Billy's post on the controversial 'good service' reminded me of a paper I came across a while ago. It's entitled Words with Attitude and it's an interesting research of evaluative expressions, starting with adjectives such as 'good' or 'bad' and working their way up to larger units like phrases and paragraphs, using the WordNet lexical database. The main objective of the research is to design an automatic algorithm for measuring the subjective meaning expressed in a text, which can then help in the classification of documents on subjective criteria and not just factual content (think of how this bears on applications of search engines and information retrieval systems). I would like to draw your attention to figure 2 on page 4 which shows both 'good' and 'bad' and their network of related adjectives which are linked at some distant point. The authors argue against a simple distance measure for classifying evaluative adjectives as they say: "even though the adjectives ‘good’ and ‘bad’ have opposite meaning—they are antonyms—they are still closely related by the synonymy relation" (p.3).

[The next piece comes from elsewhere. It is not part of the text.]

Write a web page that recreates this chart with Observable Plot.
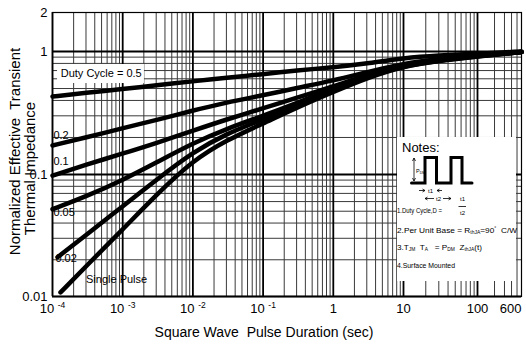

So, what the London Underground people mean by 'good service' could actually express something like 'bad service' after all :) Conveniently, the authors mention one of the all-favourite quotes for anyone interested in language (p.8, footnote):
“When I use a word,” Humpty Dumpty said in rather a scornful tone, “it means just what I choose it to mean—neither more nor less.”
“The question is,” said Alice, “whether you can make words mean so many different things.”
(Lewis Carroll, 1871)
Apparently, we can all make a word like 'good' mean anything we want, from just 'normal' to absolutely 'unsatisfactory'. The point is 'good' is definitely a word with attitude and no one likes it when a certain attitude is imposed on you.